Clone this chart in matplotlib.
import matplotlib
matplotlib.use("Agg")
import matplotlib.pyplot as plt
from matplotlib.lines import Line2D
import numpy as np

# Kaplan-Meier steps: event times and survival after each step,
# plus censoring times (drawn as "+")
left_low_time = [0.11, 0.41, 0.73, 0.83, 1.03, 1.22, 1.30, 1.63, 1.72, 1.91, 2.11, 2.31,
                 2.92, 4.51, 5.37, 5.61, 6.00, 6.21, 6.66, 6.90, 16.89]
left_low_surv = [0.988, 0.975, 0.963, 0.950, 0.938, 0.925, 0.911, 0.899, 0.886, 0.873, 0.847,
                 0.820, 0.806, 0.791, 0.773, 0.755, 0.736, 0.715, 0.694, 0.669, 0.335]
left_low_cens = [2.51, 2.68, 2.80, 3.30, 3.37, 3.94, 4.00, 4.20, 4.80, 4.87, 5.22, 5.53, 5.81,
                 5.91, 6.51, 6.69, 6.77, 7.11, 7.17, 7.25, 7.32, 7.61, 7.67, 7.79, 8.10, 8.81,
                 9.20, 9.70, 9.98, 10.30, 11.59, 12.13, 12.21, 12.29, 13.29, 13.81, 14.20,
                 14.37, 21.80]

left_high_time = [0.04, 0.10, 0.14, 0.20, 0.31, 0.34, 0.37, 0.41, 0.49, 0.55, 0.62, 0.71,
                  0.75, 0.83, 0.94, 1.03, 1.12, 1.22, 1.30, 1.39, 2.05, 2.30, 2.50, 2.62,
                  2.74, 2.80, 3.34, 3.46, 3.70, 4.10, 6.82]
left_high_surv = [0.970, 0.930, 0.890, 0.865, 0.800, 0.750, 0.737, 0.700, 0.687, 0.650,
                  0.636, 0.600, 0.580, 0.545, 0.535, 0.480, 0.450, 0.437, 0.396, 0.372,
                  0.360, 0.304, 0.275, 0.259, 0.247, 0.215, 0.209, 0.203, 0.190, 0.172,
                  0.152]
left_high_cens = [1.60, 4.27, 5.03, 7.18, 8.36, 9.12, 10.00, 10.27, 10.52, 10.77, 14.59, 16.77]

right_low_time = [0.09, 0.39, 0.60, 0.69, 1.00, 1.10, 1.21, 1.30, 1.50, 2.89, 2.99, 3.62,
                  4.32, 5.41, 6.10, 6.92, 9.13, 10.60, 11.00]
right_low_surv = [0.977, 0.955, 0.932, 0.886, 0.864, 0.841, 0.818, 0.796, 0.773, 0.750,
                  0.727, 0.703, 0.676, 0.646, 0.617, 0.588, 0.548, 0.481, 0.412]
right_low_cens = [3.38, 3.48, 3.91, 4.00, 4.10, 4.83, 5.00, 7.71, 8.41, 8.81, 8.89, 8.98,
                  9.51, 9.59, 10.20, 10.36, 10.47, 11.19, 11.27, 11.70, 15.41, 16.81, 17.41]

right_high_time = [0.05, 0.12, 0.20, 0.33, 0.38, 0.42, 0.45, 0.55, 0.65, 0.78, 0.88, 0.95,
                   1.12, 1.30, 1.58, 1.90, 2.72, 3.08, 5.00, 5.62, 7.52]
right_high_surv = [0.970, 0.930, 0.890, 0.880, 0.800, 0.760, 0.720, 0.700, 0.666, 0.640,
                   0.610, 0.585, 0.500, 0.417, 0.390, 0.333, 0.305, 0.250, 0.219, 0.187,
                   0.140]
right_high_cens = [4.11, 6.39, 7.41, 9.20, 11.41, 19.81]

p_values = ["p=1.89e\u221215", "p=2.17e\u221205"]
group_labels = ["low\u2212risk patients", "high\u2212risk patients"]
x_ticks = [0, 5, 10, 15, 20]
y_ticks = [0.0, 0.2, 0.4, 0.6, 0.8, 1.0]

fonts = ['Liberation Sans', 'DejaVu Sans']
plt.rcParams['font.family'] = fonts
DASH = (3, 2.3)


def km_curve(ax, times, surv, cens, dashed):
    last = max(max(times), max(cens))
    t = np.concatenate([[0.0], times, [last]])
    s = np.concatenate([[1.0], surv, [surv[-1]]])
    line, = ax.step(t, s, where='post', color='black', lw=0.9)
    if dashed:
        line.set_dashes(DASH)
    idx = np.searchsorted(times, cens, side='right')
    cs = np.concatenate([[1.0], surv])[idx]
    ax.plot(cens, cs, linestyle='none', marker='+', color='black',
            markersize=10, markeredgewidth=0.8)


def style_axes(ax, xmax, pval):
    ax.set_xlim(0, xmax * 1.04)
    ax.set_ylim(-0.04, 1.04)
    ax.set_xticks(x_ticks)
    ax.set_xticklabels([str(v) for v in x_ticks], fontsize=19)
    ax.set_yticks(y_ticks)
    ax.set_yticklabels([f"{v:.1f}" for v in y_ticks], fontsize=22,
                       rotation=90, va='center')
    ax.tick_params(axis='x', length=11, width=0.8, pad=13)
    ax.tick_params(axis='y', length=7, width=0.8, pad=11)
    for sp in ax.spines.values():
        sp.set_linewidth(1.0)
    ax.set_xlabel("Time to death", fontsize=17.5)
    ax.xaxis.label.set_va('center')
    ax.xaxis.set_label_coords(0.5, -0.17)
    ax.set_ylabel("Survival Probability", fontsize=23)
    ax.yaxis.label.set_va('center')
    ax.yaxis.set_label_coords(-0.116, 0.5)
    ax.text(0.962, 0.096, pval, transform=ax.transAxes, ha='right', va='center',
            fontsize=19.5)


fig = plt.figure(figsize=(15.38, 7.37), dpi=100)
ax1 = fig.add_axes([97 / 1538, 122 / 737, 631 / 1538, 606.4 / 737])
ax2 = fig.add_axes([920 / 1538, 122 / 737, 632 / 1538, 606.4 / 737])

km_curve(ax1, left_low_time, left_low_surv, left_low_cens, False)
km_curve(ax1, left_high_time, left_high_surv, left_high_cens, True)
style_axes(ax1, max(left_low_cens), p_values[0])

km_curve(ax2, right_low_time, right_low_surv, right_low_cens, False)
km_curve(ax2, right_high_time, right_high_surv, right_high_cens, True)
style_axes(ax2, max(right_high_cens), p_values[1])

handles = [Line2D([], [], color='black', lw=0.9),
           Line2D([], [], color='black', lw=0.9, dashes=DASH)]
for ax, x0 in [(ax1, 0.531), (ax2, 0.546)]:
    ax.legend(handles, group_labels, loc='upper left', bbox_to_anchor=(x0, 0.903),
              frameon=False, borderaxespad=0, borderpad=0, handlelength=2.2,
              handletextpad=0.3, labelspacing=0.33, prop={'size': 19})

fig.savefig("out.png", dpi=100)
———
* _What the exercise asks_: Copy out only the lines running from the beginning of the data to the line with "10.77, 14.59, 16.77]", both ends included.

* _Result below_:
Clone this chart in matplotlib.
import matplotlib
matplotlib.use("Agg")
import matplotlib.pyplot as plt
from matplotlib.lines import Line2D
import numpy as np

# Kaplan-Meier steps: event times and survival after each step,
# plus censoring times (drawn as "+")
left_low_time = [0.11, 0.41, 0.73, 0.83, 1.03, 1.22, 1.30, 1.63, 1.72, 1.91, 2.11, 2.31,
                 2.92, 4.51, 5.37, 5.61, 6.00, 6.21, 6.66, 6.90, 16.89]
left_low_surv = [0.988, 0.975, 0.963, 0.950, 0.938, 0.925, 0.911, 0.899, 0.886, 0.873, 0.847,
                 0.820, 0.806, 0.791, 0.773, 0.755, 0.736, 0.715, 0.694, 0.669, 0.335]
left_low_cens = [2.51, 2.68, 2.80, 3.30, 3.37, 3.94, 4.00, 4.20, 4.80, 4.87, 5.22, 5.53, 5.81,
                 5.91, 6.51, 6.69, 6.77, 7.11, 7.17, 7.25, 7.32, 7.61, 7.67, 7.79, 8.10, 8.81,
                 9.20, 9.70, 9.98, 10.30, 11.59, 12.13, 12.21, 12.29, 13.29, 13.81, 14.20,
                 14.37, 21.80]

left_high_time = [0.04, 0.10, 0.14, 0.20, 0.31, 0.34, 0.37, 0.41, 0.49, 0.55, 0.62, 0.71,
                  0.75, 0.83, 0.94, 1.03, 1.12, 1.22, 1.30, 1.39, 2.05, 2.30, 2.50, 2.62,
                  2.74, 2.80, 3.34, 3.46, 3.70, 4.10, 6.82]
left_high_surv = [0.970, 0.930, 0.890, 0.865, 0.800, 0.750, 0.737, 0.700, 0.687, 0.650,
                  0.636, 0.600, 0.580, 0.545, 0.535, 0.480, 0.450, 0.437, 0.396, 0.372,
                  0.360, 0.304, 0.275, 0.259, 0.247, 0.215, 0.209, 0.203, 0.190, 0.172,
                  0.152]
left_high_cens = [1.60, 4.27, 5.03, 7.18, 8.36, 9.12, 10.00, 10.27, 10.52, 10.77, 14.59, 16.77]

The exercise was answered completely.